===== Information provided =====
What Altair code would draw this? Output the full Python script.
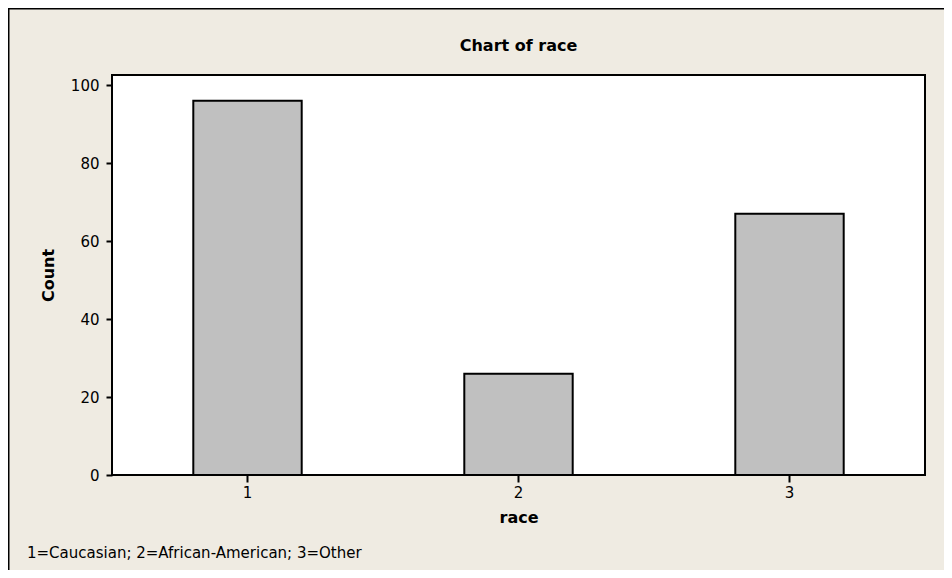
import altair as alt
import pandas as pd

categories = ["1", "2", "3"]
counts = [96, 26, 67]
y_ticks = [0, 20, 40, 60, 80, 100]
title_text = "Chart of race"
footnote = "1=Caucasian; 2=African-American; 3=Other"

df = pd.DataFrame({"race": categories, "Count": counts})

FONT = "DejaVu Sans"
W, H = 813, 400
PAD_L, PAD_T, PAD_R, PAD_B = 104, 67, 19, 95

bars = alt.Chart(df).mark_bar(
    color="#C0C0C0", stroke="black", strokeWidth=2
).encode(
    x=alt.X("race:O", sort=categories,
            scale=alt.Scale(paddingInner=0.6, paddingOuter=0.3),
            axis=alt.Axis(title="race", labelAngle=0, labelFont=FONT, labelFontSize=15,
                          labelColor="black", titleFont=FONT, titleFontSize=16,
                          titleFontWeight="bold", titleColor="black", tickColor="black",
                          tickWidth=2, tickSize=7, labelPadding=3, titlePadding=9,
                          domain=False)),
    y=alt.Y("Count:Q", scale=alt.Scale(domain=[0, 102.6], nice=False),
            axis=alt.Axis(title="Count", values=y_ticks, grid=False, labelFont=FONT,
                          labelFontSize=15, labelColor="black", titleFont=FONT,
                          titleFontSize=16, titleFontWeight="bold", titleColor="black",
                          tickColor="black", tickWidth=2, tickSize=6, labelPadding=7,
                          titlePadding=14, domain=False)),
)

title = alt.Chart(pd.DataFrame({"t": [title_text]})).mark_text(
    font=FONT, fontSize=16, fontWeight="bold", align="center", baseline="middle", color="black"
).encode(x=alt.value(W / 2), y=alt.value(-29), text="t:N")

note = alt.Chart(pd.DataFrame({"t": [footnote]})).mark_text(
    font=FONT, fontSize=15, align="left", baseline="middle", color="black"
).encode(x=alt.value(-85), y=alt.value(478), text="t:N")

left_border = alt.Chart(pd.DataFrame({"a": [0]})).mark_rule(color="black", strokeWidth=2).encode(
    x=alt.value(-PAD_L + 0.5), y=alt.value(-PAD_T), y2=alt.value(H + PAD_B)
)
top_border = alt.Chart(pd.DataFrame({"a": [0]})).mark_rule(color="black", strokeWidth=2).encode(
    x=alt.value(-PAD_L), x2=alt.value(W + PAD_R), y=alt.value(-PAD_T + 0.5)
)

chart = alt.layer(bars, title, note, left_border, top_border).properties(
    width=W, height=H,
    autosize=alt.AutoSizeParams(type="none"),
    padding={"left": PAD_L, "top": PAD_T, "right": PAD_R, "bottom": PAD_B},
    background="#EFEBE2",
).configure_view(
    fill="white", stroke="black", strokeWidth=2
)

chart.save("out.html", embed_options={"renderer": "svg", "actions": False})
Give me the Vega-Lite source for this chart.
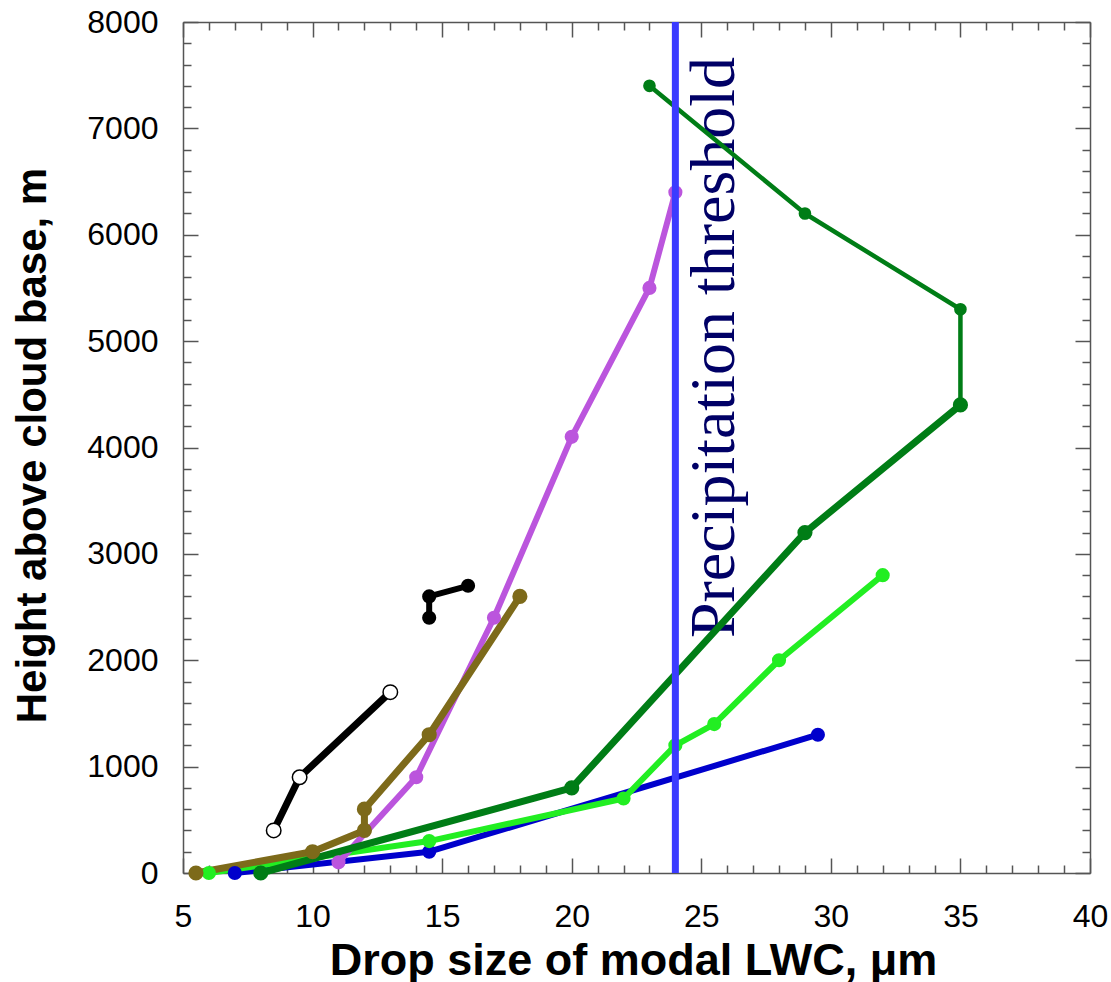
{
  "$schema": "https://vega.github.io/schema/vega-lite/v6.json",
  "width": 907,
  "height": 851,
  "autosize": {"type": "none"},
  "padding": {"left": 183, "top": 22, "right": 21, "bottom": 109},
  "background": "white",
  "config": {
    "view": {"stroke": null},
    "axis": {
      "grid": false,
      "domainColor": "#555555",
      "domainWidth": 1.5,
      "tickColor": "#555555",
      "tickWidth": 1.5,
      "labelFont": "Liberation Sans",
      "labelFontSize": 31,
      "labelColor": "black",
      "labelFlush": false,
      "labelOverlap": false,
      "labelBound": false,
      "titleFont": "Liberation Sans",
      "titleFontWeight": "bold",
      "titleFontSize": 42,
      "titleColor": "black"
    },
    "line": {"strokeCap": "round", "strokeJoin": "round"},
    "circle": {"opacity": 1}
  },
  "datasets": {
    "profiles": [
      {"series": "blue", "k": 0, "size_um": 7, "height_m": 0},
      {"series": "blue", "k": 1, "size_um": 14.5, "height_m": 200},
      {"series": "blue", "k": 2, "size_um": 29.5, "height_m": 1300},
      {"series": "lime", "k": 0, "size_um": 6, "height_m": 0},
      {"series": "lime", "k": 1, "size_um": 14.5, "height_m": 300},
      {"series": "lime", "k": 2, "size_um": 22, "height_m": 700},
      {"series": "lime", "k": 3, "size_um": 24, "height_m": 1200},
      {"series": "lime", "k": 4, "size_um": 25.5, "height_m": 1400},
      {"series": "lime", "k": 5, "size_um": 28, "height_m": 2000},
      {"series": "lime", "k": 6, "size_um": 32, "height_m": 2800},
      {"series": "green_lo", "k": 0, "size_um": 8, "height_m": 0},
      {"series": "green_lo", "k": 1, "size_um": 20, "height_m": 800},
      {"series": "green_lo", "k": 2, "size_um": 29, "height_m": 3200},
      {"series": "green_lo", "k": 3, "size_um": 35, "height_m": 4400},
      {"series": "green_hi", "k": 0, "size_um": 35, "height_m": 4400},
      {"series": "green_hi", "k": 1, "size_um": 35, "height_m": 5300},
      {"series": "green_hi", "k": 2, "size_um": 29, "height_m": 6200},
      {"series": "green_hi", "k": 3, "size_um": 23, "height_m": 7400},
      {"series": "purple", "k": 0, "size_um": 11, "height_m": 100},
      {"series": "purple", "k": 1, "size_um": 14, "height_m": 900},
      {"series": "purple", "k": 2, "size_um": 17, "height_m": 2400},
      {"series": "purple", "k": 3, "size_um": 20, "height_m": 4100},
      {"series": "purple", "k": 4, "size_um": 23, "height_m": 5500},
      {"series": "purple", "k": 5, "size_um": 24, "height_m": 6400},
      {"series": "brown", "k": 0, "size_um": 5.5, "height_m": 0},
      {"series": "brown", "k": 1, "size_um": 10, "height_m": 200},
      {"series": "brown", "k": 2, "size_um": 12, "height_m": 400},
      {"series": "brown", "k": 3, "size_um": 12, "height_m": 600},
      {"series": "brown", "k": 4, "size_um": 14.5, "height_m": 1300},
      {"series": "brown", "k": 5, "size_um": 18, "height_m": 2600},
      {"series": "black_open", "k": 0, "size_um": 8.5, "height_m": 400},
      {"series": "black_open", "k": 1, "size_um": 9.5, "height_m": 900},
      {"series": "black_open", "k": 2, "size_um": 13, "height_m": 1700},
      {"series": "black_filled", "k": 0, "size_um": 14.5, "height_m": 2400},
      {"series": "black_filled", "k": 1, "size_um": 14.5, "height_m": 2600},
      {"series": "black_filled", "k": 2, "size_um": 16, "height_m": 2700}
    ],
    "threshold": [{"size_um": 24}],
    "note": [{"size_um": 26.27, "height_m": 4940, "label": "Precipitation threshold"}]
  },
  "resolve": {"axis": {"x": "independent", "y": "independent"}},
  "layer": [
    {
      "data": {"name": "note"},
      "mark": {"type": "text", "font": "Liberation Serif", "fontSize": 64, "angle": 270, "align": "center", "baseline": "alphabetic", "color": "#000066"},
      "encoding": {
        "x": {"field": "size_um", "type": "quantitative", "scale": {"domain": [5, 40], "nice": false, "zero": false},
          "axis": {"orient": "top", "title": null, "labels": false,
            "values": [5,6,7,8,9,10,11,12,13,14,15,16,17,18,19,20,21,22,23,24,25,26,27,28,29,30,31,32,33,34,35,36,37,38,39,40],
            "tickSize": {"condition": {"test": "datum.value % 5 === 0", "value": -15}, "value": -8}}},
        "y": {"field": "height_m", "type": "quantitative", "scale": {"domain": [0, 8000], "nice": false, "zero": false},
          "axis": {"orient": "right", "title": null, "labels": false,
            "values": [0,200,400,600,800,1000,1200,1400,1600,1800,2000,2200,2400,2600,2800,3000,3200,3400,3600,3800,4000,4200,4400,4600,4800,5000,5200,5400,5600,5800,6000,6200,6400,6600,6800,7000,7200,7400,7600,7800,8000],
            "tickSize": {"condition": {"test": "datum.value % 1000 === 0", "value": -15}, "value": -8}}},
        "text": {"field": "label"}
      }
    },
    {
      "data": {"name": "profiles"},
      "transform": [{"filter": {"field": "series", "oneOf": ["blue", "lime", "purple", "black_filled"]}}],
      "mark": {"type": "line", "strokeWidth": 6},
      "encoding": {
        "x": {"field": "size_um", "type": "quantitative", "scale": {"domain": [5, 40], "nice": false, "zero": false},
          "axis": {"orient": "bottom", "title": "Drop size of modal LWC, μm",
            "values": [5,6,7,8,9,10,11,12,13,14,15,16,17,18,19,20,21,22,23,24,25,26,27,28,29,30,31,32,33,34,35,36,37,38,39,40],
            "labelExpr": "datum.value % 5 === 0 ? datum.label : ''",
            "labelPadding": 43,
            "labelFontSize": 32,
            "tickSize": {"condition": {"test": "datum.value % 5 === 0", "value": -15}, "value": -8},
            "titleFontSize": 45,
            "titleX": 450, "titleY": 101, "titleBaseline": "alphabetic", "titleAlign": "center"}},
        "y": {"field": "height_m", "type": "quantitative", "scale": {"domain": [0, 8000], "nice": false, "zero": false},
          "axis": {"orient": "left", "title": "Height above cloud base, m", "format": "d",
            "values": [0,200,400,600,800,1000,1200,1400,1600,1800,2000,2200,2400,2600,2800,3000,3200,3400,3600,3800,4000,4200,4400,4600,4800,5000,5200,5400,5600,5800,6000,6200,6400,6600,6800,7000,7200,7400,7600,7800,8000],
            "labelExpr": "datum.value % 1000 === 0 ? datum.label : ''",
            "labelPadding": 40,
            "labelFontSize": 32,
            "tickSize": {"condition": {"test": "datum.value % 1000 === 0", "value": -15}, "value": -8},
            "titleX": -138, "titleY": 423, "titleBaseline": "alphabetic", "titleAlign": "center", "titleAngle": 270}},
        "color": {"field": "series", "type": "nominal", "legend": null,
          "scale": {"domain": ["blue", "lime", "green_lo", "green_hi", "purple", "brown", "black_open", "black_filled"],
            "range": ["#0000cc", "#22ee22", "#007d16", "#007d16", "#bb55dd", "#7d6a1a", "#000000", "#000000"]}},
        "order": {"field": "k", "type": "quantitative"}
      }
    },
    {
      "data": {"name": "profiles"},
      "transform": [{"filter": {"field": "series", "oneOf": ["green_hi"]}}],
      "mark": {"type": "line", "strokeWidth": 4.5},
      "encoding": {
        "x": {"field": "size_um", "type": "quantitative", "scale": {"domain": [5, 40], "nice": false, "zero": false}, "axis": null},
        "y": {"field": "height_m", "type": "quantitative", "scale": {"domain": [0, 8000], "nice": false, "zero": false}, "axis": null},
        "color": {"field": "series", "type": "nominal", "legend": null,
          "scale": {"domain": ["blue", "lime", "green_lo", "green_hi", "purple", "brown", "black_open", "black_filled"],
            "range": ["#0000cc", "#22ee22", "#007d16", "#007d16", "#bb55dd", "#7d6a1a", "#000000", "#000000"]}},
        "order": {"field": "k", "type": "quantitative"}
      }
    },
    {
      "data": {"name": "profiles"},
      "transform": [{"filter": {"field": "series", "oneOf": ["green_lo", "brown", "black_open"]}}],
      "mark": {"type": "line", "strokeWidth": 7},
      "encoding": {
        "x": {"field": "size_um", "type": "quantitative", "scale": {"domain": [5, 40], "nice": false, "zero": false}, "axis": null},
        "y": {"field": "height_m", "type": "quantitative", "scale": {"domain": [0, 8000], "nice": false, "zero": false}, "axis": null},
        "color": {"field": "series", "type": "nominal", "legend": null,
          "scale": {"domain": ["blue", "lime", "green_lo", "green_hi", "purple", "brown", "black_open", "black_filled"],
            "range": ["#0000cc", "#22ee22", "#007d16", "#007d16", "#bb55dd", "#7d6a1a", "#000000", "#000000"]}},
        "order": {"field": "k", "type": "quantitative"}
      }
    },
    {
      "data": {"name": "profiles"},
      "transform": [{"filter": {"field": "series", "oneOf": ["blue", "lime", "purple", "black_filled"]}}],
      "mark": {"type": "circle", "size": 200},
      "encoding": {
        "x": {"field": "size_um", "type": "quantitative", "scale": {"domain": [5, 40], "nice": false, "zero": false}, "axis": null},
        "y": {"field": "height_m", "type": "quantitative", "scale": {"domain": [0, 8000], "nice": false, "zero": false}, "axis": null},
        "color": {"field": "series", "type": "nominal", "legend": null,
          "scale": {"domain": ["blue", "lime", "green_lo", "green_hi", "purple", "brown", "black_open", "black_filled"],
            "range": ["#0000cc", "#22ee22", "#007d16", "#007d16", "#bb55dd", "#7d6a1a", "#000000", "#000000"]}}
      }
    },
    {
      "data": {"name": "profiles"},
      "transform": [{"filter": {"field": "series", "oneOf": ["green_hi"]}}],
      "mark": {"type": "circle", "size": 160},
      "encoding": {
        "x": {"field": "size_um", "type": "quantitative", "scale": {"domain": [5, 40], "nice": false, "zero": false}, "axis": null},
        "y": {"field": "height_m", "type": "quantitative", "scale": {"domain": [0, 8000], "nice": false, "zero": false}, "axis": null},
        "color": {"field": "series", "type": "nominal", "legend": null,
          "scale": {"domain": ["blue", "lime", "green_lo", "green_hi", "purple", "brown", "black_open", "black_filled"],
            "range": ["#0000cc", "#22ee22", "#007d16", "#007d16", "#bb55dd", "#7d6a1a", "#000000", "#000000"]}}
      }
    },
    {
      "data": {"name": "profiles"},
      "transform": [{"filter": {"field": "series", "oneOf": ["green_lo", "brown"]}}],
      "mark": {"type": "circle", "size": 230},
      "encoding": {
        "x": {"field": "size_um", "type": "quantitative", "scale": {"domain": [5, 40], "nice": false, "zero": false}, "axis": null},
        "y": {"field": "height_m", "type": "quantitative", "scale": {"domain": [0, 8000], "nice": false, "zero": false}, "axis": null},
        "color": {"field": "series", "type": "nominal", "legend": null,
          "scale": {"domain": ["blue", "lime", "green_lo", "green_hi", "purple", "brown", "black_open", "black_filled"],
            "range": ["#0000cc", "#22ee22", "#007d16", "#007d16", "#bb55dd", "#7d6a1a", "#000000", "#000000"]}}
      }
    },
    {
      "data": {"name": "profiles"},
      "transform": [{"filter": "datum.series === 'black_open'"}],
      "mark": {"type": "point", "shape": "circle", "filled": false, "fill": "white", "fillOpacity": 1, "stroke": "black", "strokeWidth": 1.5, "opacity": 1, "size": 210},
      "encoding": {
        "x": {"field": "size_um", "type": "quantitative", "scale": {"domain": [5, 40], "nice": false, "zero": false}, "axis": null},
        "y": {"field": "height_m", "type": "quantitative", "scale": {"domain": [0, 8000], "nice": false, "zero": false}, "axis": null}
      }
    },
    {
      "data": {"name": "threshold"},
      "mark": {"type": "rule", "color": "#3b3bff", "strokeWidth": 7},
      "encoding": {
        "x": {"field": "size_um", "type": "quantitative", "scale": {"domain": [5, 40], "nice": false, "zero": false}, "axis": null}
      }
    }
  ]
}
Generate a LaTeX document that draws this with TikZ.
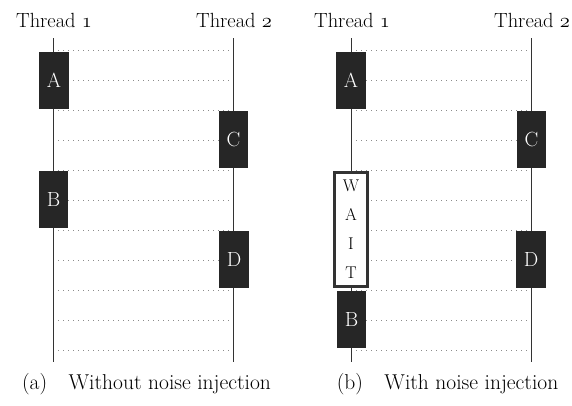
\RequirePackage{fix-cm}
\documentclass[tikz,border=0pt]{standalone}
\newcommand{\osf}[1]{{\usefont{OML}{cmm}{m}{it}#1}}
\begin{document}
\begin{tikzpicture}[x=1pt,y=-1pt,
  lbl/.style={font=\fontsize{20.5}{22}\selectfont, inner sep=0pt, anchor=base},
  lane/.style={draw=black!80, line width=0.8pt},
  gridline/.style={draw=black!45, line width=0.7pt, dash pattern=on 0.8pt off 4.2pt},
  task/.style={fill=black!85, text=white, font=\fontsize{20.5}{22}\selectfont,
    inner xsep=8pt, inner ysep=0pt, minimum height=57pt},
  waitbox/.style={draw=black!80, line width=2.5pt, fill=white,
    font=\fontsize{17}{29}\selectfont, align=center,
    minimum width=33pt, minimum height=114pt, inner sep=0pt},
  subcap/.style={font=\fontsize{21.5}{23}\selectfont, inner sep=0pt, anchor=base}]
\useasboundingbox (0,0) rectangle (572,405);

% ---------- (a) without noise injection ----------
\coordinate (a1top) at (53,38);  \coordinate (a1bot) at (53,362);
\coordinate (a2top) at (233,38); \coordinate (a2bot) at (233,362);
\foreach \y in {50,80,...,350} \draw[gridline] (53,\y) -- (233,\y);
\draw[lane] (a1top) -- (a1bot);
\draw[lane] (a2top) -- (a2bot);
\node[lbl] (a1lbl) at (54,27) {Thread \osf{1}};
\node[lbl] (a2lbl) at (234,27) {Thread \osf{2}};
\node[task] (aA) at (54,80.5)    {A};
\node[task] (aC) at (233.5,139.5) {C};
\node[task] (aB) at (53.5,199.5) {B};
\node[task] (aD) at (234,259.5)  {D};
\node[subcap] (capa) at (146.5,389) {(a)\quad Without noise injection};

% ---------- (b) with noise injection ----------
\coordinate (b1top) at (351,38);  \coordinate (b1bot) at (351,362);
\coordinate (b2top) at (531,38);  \coordinate (b2bot) at (531,362);
\foreach \y in {50,80,...,350} \draw[gridline] (351,\y) -- (531,\y);
\draw[lane] (b1top) -- (b1bot);
\draw[lane] (b2top) -- (b2bot);
\node[lbl] (b1lbl) at (352,27) {Thread \osf{1}};
\node[lbl] (b2lbl) at (532,27) {Thread \osf{2}};
\node[task] (bA) at (351,80.5)    {A};
\node[task] (bC) at (531.5,139.5) {C};
\node[waitbox] (bW) at (351,229.5) {W\\A\\I\\T};
\node[task] (bD) at (531,259.5)   {D};
\node[task] (bB) at (351.5,319.5) {B};
\node[subcap] (capb) at (447.5,389) {(b)\quad With noise injection};
\end{tikzpicture}
\end{document}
=====
▶ **Work to be completed**
Return, unchanged, the lines from the first line of the material through the line that holds "PAD_L, PAD_T, PAD_R, PAD_B = 104, 67, 19, 95", inclusive, omitting pictures.

▶ **Task solution**
What Altair code would draw this? Output the full Python script.
import altair as alt
import pandas as pd

categories = ["1", "2", "3"]
counts = [96, 26, 67]
y_ticks = [0, 20, 40, 60, 80, 100]
title_text = "Chart of race"
footnote = "1=Caucasian; 2=African-American; 3=Other"

df = pd.DataFrame({"race": categories, "Count": counts})

FONT = "DejaVu Sans"
W, H = 813, 400
PAD_L, PAD_T, PAD_R, PAD_B = 104, 67, 19, 95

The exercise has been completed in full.